Does your email inbox define your productivity?


By Dermot Crowley

Imagine if your yearly bonus was tied back to how many emails you sent each year. There would be lots of happy campers out there if that were the case. But of course it is not.

Email is a by-product of our work. It is what happens on the way to getting things done but it is not the main game. Yet so much of our attention and time is focused on this overflowing white box on our screen!

Ray Tomlinson, the inventor of email, died recently. I am sure he never imagined that his creation would become so prevalent in the workplace, or cause so much stress and frustration. When Tomlinson created email, he developed an ‘asynchronous’ communication tool. I send it now and you deal with in your own time. But somewhere along the way it morphed into a ‘synchronous’ communication tool. I send it now and you deal with it immediately, otherwise I will come around to your desk and hover! I believe email has increased the amount of urgency that we need to deal with in our work, which unfortunately means that we spend our days reacting to busywork rather than working proactively on the really important stuff.

Then there is the volume issue. Over the last 15 years, I have seen average email volumes increase from about 20 per day to 150 per day. And that is for your basic office worker. Senior management are often receiving three hundred plus per day – crazy! The problem is, most of this is just noise. Noise that all tugs away at our overloaded brains and diverts our attention.

Studies show the average worker spends between three and four hours per day on email. This needs to come down if we want to devote a reasonable amount of time to actually doing what we get paid to do. Here are some strategies to help you get your head out of your inbox and into the more meaningful work.

Check email proactively

I should not have to say this but do yourself a favour and turn off your email alerts. You do not need to know every time an email comes in. It just distracts your focus.

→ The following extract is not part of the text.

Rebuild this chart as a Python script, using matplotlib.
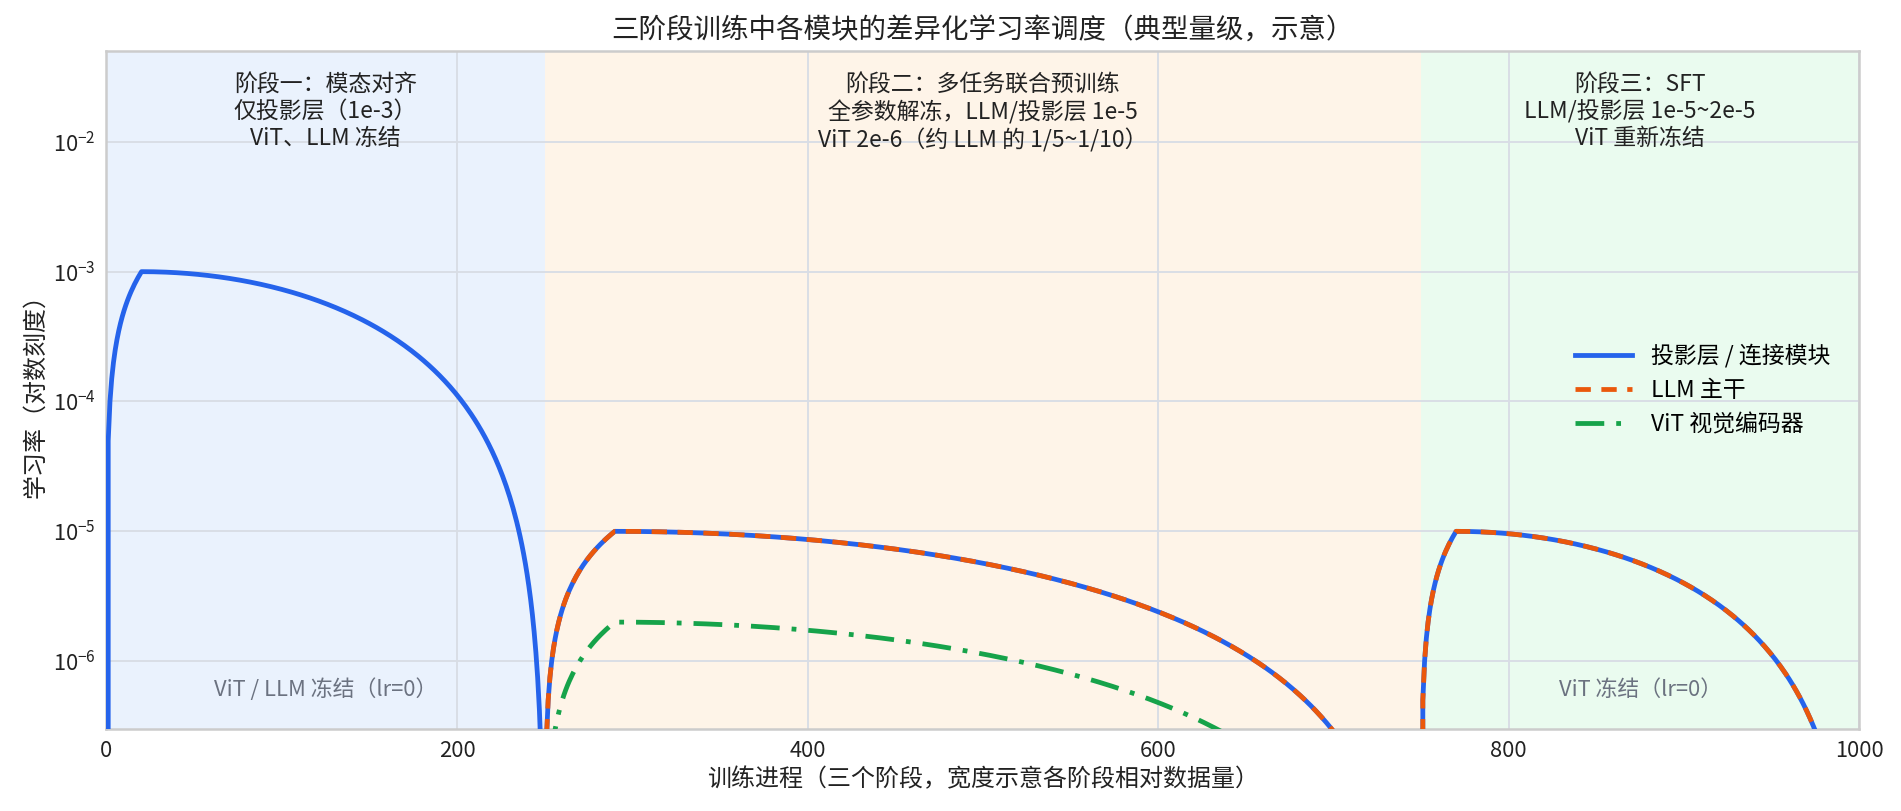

Commit two periods during the day to processing emails – once in the morning and once in the afternoon. I usually spend about 30 minutes on email in each period. By all means check your email hourly outside of these times, but just do a quick 5-minute check and then go back to your priorities. And stop using your inbox as your default screen on your computer. You inbox is just an organising system for everyone else’s priorities.

Reduce the noise

If you are getting a high volume of email coming into your inbox, take control. Set up automatic rules to delete or file emails that you do not want to receive, or are informational and just need to be accessible if required. Use the clean-up tool in programs like Microsoft Outlook to clean up conversations. This will delete all of the duplicate emails in conversation threads. A client of mine used this last week and watched 600 emails get deleted from his inbox in seconds – 600 pieces of noise!

Clear to zero

The most productive habit you can form around your Inbox is to clear it to zero on a weekly basis. This requires a ruthless approach to email and for you to remove the friction from making email decisions. The key is to know where to put things and move stuff off quickly. Have a simple filing system which allows you to file easily. Schedule actions into your task list or calendar in Outlook or Gmail. Don’t use your inbox as a to-do list – it is the worst to-do list imaginable. There is no sense of priority or when you are actually going to do the work. And finally, delete like crazy!

Email is both a wonderful communication tool and a necessary evil. Your inbox can lead to hours of wasted time each week. Learn to control it rather than letting it control you.